The Rise of the Safety Theocracy
“You’d be surprised at how many companies don’t care about losing money”—A colleague when I showed him my presentation and case studies demonstrating my ability to lower companies’ injury costs by millions of dollars.
A few years back I figured out a way to automatically notify companies of lockout violations as they were happening; I was understandably excited…think of the implications! Think of the lives that will be saved! Think of the money I will make! I soon realized that nobody cared. Fast forward and you find me shilling a safety solution that had a proven track record of lowering the cost of injuries by an average of $2.5 million a year only to find myself summarily dismissed because of a lack of sales—again because nobody seemed that interested in saving money by lowering the cost of injuries.
I was telling these stories to a colleague of mine who responded with the opening quote.

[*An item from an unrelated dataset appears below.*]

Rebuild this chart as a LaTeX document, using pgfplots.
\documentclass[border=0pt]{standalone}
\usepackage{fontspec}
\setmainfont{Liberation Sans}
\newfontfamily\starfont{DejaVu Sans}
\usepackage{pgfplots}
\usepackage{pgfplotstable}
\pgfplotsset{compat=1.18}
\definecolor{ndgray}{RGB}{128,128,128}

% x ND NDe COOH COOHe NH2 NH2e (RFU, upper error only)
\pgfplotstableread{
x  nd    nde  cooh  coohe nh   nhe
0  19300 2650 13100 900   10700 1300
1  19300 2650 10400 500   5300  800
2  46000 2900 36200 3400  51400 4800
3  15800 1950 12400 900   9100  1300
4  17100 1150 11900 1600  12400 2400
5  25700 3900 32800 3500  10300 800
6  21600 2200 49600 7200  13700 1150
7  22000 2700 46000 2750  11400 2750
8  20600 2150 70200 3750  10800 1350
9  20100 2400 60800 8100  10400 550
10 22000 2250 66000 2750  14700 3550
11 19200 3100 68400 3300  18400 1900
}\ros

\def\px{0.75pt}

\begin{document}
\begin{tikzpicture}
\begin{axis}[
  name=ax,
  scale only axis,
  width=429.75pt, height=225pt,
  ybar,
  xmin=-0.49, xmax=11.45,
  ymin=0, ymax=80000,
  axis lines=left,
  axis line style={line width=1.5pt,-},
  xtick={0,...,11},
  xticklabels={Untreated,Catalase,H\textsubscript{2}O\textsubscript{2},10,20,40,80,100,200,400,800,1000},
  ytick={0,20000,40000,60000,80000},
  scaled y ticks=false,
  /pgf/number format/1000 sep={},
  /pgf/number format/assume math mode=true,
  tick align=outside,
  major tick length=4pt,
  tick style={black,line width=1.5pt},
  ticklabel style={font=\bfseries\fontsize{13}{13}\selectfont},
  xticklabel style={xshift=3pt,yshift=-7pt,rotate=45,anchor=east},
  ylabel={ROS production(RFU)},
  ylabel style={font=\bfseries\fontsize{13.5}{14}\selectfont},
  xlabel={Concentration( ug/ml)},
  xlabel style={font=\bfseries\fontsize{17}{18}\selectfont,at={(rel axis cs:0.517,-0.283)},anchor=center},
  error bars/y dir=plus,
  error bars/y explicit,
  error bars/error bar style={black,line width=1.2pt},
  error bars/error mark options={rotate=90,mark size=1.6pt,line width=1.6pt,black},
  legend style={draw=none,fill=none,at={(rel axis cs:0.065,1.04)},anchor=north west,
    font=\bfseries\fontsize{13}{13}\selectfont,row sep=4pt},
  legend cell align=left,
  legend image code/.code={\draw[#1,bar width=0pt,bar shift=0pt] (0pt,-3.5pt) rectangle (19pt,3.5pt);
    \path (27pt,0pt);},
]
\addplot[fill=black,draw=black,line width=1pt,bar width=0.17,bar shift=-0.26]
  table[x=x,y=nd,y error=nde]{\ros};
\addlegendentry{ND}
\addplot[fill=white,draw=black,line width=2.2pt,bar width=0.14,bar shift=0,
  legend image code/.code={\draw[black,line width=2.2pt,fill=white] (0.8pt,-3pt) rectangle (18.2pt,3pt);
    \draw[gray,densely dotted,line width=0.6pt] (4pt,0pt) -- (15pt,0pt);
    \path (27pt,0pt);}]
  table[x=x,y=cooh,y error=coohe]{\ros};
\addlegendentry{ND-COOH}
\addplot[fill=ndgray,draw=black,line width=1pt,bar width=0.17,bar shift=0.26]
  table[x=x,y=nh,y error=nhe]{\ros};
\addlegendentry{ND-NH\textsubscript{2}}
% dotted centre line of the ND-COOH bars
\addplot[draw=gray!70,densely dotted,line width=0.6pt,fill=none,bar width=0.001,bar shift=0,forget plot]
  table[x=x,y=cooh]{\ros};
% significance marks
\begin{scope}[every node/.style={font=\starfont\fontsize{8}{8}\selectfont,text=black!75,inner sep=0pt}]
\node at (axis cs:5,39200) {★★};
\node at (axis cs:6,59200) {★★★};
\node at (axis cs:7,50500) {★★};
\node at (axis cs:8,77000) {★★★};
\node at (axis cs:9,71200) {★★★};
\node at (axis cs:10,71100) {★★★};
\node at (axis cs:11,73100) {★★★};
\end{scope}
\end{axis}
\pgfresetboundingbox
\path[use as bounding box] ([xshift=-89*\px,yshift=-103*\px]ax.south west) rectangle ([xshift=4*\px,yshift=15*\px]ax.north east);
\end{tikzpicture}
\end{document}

To some improving safety performance to save money is seen as crass, as tacky, and as well…immoral. To be sure improving safety so that no one gets hurt and everyone gets to go home and to continue to enjoy life (well at least as much as they did before going to work. I was married to a nagging shrew of a woman and frankly going home after work wasn’t the height of fine living, but after 26 years of blissful post-divorce bachelorhood I can honestly say that even life with her—such as it was—was better than dying at work or living with her as a cripple (the Bette Davies/Joan Crawford classic Whatever Happened To Baby Jane immediately springs to mind, but as so often the case, I digress) is a laudable goal, but to some it runs deeper.

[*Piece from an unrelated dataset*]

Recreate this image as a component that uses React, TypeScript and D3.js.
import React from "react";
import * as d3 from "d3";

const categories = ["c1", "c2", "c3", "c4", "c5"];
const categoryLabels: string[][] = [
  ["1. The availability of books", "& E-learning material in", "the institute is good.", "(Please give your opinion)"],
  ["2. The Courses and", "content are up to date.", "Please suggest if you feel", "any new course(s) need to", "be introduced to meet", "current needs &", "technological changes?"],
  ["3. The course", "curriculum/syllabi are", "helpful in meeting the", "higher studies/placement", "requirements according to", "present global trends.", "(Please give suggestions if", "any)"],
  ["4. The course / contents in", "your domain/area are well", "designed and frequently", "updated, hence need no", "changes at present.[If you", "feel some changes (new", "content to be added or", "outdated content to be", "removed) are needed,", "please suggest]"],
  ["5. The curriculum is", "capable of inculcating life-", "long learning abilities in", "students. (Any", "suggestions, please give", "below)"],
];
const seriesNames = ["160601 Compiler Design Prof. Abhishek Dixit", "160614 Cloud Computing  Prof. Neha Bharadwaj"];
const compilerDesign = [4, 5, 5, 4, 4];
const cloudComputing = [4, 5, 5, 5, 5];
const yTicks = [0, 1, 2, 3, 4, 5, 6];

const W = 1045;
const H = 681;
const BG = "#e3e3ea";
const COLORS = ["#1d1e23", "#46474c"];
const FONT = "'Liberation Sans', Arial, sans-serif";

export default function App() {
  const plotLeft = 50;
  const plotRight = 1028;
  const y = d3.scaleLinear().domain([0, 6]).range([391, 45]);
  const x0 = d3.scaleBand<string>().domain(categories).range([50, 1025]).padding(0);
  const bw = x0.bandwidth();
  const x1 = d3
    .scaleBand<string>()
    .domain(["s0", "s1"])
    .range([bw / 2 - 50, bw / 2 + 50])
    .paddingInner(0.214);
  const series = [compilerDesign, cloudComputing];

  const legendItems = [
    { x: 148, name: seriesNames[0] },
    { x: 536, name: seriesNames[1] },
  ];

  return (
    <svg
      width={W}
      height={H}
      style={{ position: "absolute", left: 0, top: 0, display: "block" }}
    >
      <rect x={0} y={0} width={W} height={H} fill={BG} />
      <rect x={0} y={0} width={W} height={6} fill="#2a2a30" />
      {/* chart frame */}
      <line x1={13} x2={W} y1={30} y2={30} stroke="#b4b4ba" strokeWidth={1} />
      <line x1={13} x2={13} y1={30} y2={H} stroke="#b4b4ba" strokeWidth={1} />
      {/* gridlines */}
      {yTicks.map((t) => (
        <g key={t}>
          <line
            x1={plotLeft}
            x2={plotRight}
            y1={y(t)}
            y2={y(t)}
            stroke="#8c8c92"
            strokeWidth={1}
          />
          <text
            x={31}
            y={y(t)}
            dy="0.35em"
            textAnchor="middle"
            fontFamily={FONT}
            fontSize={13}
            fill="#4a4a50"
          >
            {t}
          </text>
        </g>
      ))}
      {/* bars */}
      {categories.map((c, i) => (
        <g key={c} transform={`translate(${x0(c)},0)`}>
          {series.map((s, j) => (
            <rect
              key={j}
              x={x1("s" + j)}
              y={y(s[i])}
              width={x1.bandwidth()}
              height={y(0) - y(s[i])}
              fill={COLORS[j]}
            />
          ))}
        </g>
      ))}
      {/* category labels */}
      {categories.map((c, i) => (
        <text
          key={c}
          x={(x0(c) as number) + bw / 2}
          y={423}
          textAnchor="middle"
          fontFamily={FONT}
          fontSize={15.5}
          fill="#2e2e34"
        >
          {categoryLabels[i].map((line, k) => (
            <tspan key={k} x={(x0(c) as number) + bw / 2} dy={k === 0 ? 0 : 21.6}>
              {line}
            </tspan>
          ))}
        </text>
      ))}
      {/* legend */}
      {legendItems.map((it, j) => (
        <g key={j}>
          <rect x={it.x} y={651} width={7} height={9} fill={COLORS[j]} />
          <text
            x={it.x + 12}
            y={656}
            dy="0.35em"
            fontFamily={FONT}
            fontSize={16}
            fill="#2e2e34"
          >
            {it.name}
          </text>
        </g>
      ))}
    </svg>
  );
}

Some people seem to believe that equating safety with business costs somehow cheapens the goal of keeping people safe, as if saving money lessens the nobility of reducing workplace injuries. This proselytizing of safety frankly, is getting out of hand. Why can’t we do the right thing and also make a buck doing so? What is it about quantifying the savings associated with reduced injuries that is, in so many people’s minds, vulgar, distasteful, and wrong?

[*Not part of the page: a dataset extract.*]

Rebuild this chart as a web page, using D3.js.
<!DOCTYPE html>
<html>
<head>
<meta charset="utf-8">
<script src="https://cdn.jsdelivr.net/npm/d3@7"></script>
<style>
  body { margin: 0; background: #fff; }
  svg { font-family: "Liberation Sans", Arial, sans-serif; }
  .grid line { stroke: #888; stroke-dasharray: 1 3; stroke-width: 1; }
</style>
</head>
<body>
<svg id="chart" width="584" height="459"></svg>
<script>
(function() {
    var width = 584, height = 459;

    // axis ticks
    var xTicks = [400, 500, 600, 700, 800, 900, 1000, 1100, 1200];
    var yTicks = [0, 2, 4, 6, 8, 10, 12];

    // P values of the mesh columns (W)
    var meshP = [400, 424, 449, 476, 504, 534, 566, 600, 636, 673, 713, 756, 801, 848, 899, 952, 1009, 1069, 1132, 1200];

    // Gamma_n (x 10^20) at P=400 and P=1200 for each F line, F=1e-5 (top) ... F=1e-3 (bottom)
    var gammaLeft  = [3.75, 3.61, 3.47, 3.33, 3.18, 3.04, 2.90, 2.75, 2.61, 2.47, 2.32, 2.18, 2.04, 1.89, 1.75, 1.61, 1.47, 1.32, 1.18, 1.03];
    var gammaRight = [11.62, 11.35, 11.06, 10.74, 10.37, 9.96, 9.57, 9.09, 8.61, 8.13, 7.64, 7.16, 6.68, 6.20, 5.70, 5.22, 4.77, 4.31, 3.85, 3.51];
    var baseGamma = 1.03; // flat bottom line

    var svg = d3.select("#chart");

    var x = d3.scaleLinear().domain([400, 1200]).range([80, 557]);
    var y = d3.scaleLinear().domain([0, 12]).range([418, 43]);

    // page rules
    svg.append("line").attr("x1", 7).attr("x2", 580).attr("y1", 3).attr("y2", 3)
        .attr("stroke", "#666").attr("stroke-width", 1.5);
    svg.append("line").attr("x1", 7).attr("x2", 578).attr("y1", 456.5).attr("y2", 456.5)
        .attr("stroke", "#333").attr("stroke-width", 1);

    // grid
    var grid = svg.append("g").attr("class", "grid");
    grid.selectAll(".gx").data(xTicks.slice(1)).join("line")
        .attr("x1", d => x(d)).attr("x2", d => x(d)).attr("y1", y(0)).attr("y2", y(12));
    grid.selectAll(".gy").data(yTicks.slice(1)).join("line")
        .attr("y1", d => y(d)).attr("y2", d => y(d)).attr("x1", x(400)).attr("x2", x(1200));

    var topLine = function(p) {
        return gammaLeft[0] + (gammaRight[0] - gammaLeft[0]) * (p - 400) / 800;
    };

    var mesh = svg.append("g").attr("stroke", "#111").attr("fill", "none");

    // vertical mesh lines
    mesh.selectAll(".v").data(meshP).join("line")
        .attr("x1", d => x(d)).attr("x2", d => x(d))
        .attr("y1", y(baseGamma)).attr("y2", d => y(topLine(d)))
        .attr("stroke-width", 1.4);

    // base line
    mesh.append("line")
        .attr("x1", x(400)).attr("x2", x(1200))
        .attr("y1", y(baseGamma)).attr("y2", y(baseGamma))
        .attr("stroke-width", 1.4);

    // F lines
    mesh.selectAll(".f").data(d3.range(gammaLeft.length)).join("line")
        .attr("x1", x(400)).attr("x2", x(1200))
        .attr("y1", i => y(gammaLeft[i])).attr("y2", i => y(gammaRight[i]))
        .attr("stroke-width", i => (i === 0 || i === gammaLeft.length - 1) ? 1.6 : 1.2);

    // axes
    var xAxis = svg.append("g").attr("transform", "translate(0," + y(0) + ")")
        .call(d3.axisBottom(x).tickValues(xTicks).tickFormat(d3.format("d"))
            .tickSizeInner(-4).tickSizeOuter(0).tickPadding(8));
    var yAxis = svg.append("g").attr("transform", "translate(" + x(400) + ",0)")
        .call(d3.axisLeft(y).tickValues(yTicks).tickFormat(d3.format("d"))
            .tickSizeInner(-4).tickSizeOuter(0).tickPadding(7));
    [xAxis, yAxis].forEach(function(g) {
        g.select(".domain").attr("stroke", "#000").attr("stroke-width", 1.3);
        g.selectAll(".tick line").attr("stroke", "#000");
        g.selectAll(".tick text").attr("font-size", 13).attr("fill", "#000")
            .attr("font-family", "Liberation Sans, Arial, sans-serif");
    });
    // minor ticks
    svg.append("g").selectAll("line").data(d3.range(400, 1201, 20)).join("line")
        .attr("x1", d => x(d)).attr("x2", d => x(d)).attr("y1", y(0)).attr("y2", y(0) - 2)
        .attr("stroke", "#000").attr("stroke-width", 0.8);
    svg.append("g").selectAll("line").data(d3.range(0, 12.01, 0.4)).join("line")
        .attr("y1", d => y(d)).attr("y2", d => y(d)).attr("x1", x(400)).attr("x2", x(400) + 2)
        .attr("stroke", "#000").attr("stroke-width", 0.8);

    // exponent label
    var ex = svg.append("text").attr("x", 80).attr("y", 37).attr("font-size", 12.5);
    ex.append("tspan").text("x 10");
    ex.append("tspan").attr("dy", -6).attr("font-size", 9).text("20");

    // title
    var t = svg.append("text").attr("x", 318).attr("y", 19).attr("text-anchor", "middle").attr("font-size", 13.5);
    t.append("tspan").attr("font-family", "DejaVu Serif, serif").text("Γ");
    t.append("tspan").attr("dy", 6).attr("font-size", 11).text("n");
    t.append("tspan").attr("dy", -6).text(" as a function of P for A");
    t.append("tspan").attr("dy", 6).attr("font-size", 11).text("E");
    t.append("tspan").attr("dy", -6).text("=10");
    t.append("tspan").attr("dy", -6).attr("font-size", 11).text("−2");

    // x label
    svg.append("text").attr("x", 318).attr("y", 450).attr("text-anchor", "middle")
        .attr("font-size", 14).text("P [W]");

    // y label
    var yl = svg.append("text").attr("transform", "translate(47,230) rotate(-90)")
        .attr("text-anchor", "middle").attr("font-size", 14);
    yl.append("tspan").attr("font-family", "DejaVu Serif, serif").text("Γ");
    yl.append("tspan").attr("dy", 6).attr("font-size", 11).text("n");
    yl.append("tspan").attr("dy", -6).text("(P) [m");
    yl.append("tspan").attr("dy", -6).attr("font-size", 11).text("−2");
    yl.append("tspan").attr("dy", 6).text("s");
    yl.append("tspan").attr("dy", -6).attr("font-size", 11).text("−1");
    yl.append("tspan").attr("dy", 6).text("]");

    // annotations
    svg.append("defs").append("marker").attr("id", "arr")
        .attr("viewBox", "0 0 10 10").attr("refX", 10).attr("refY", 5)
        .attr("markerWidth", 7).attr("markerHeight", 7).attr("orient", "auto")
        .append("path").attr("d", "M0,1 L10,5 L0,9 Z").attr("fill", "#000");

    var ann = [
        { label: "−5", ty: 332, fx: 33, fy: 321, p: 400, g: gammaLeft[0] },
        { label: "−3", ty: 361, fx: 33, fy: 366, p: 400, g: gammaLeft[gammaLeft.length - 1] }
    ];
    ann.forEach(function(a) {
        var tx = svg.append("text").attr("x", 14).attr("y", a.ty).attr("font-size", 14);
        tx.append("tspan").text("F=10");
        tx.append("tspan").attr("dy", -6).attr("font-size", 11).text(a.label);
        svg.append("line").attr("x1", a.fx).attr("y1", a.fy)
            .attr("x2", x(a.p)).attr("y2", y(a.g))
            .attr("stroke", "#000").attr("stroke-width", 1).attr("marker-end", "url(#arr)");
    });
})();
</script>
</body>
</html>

Until we manage safety like a business element it will remain a quasi-religious movement where decisions are made based on philosophical platitudes versus basic management techniques. Approaching safety on moral grounds is doomed; creating the cult of safety where we perpetuate superstition simply because we want to believe it rather than based on research and facts means we create a sort of safety theocracy where charlatans and gurus dictate how we run our businesses.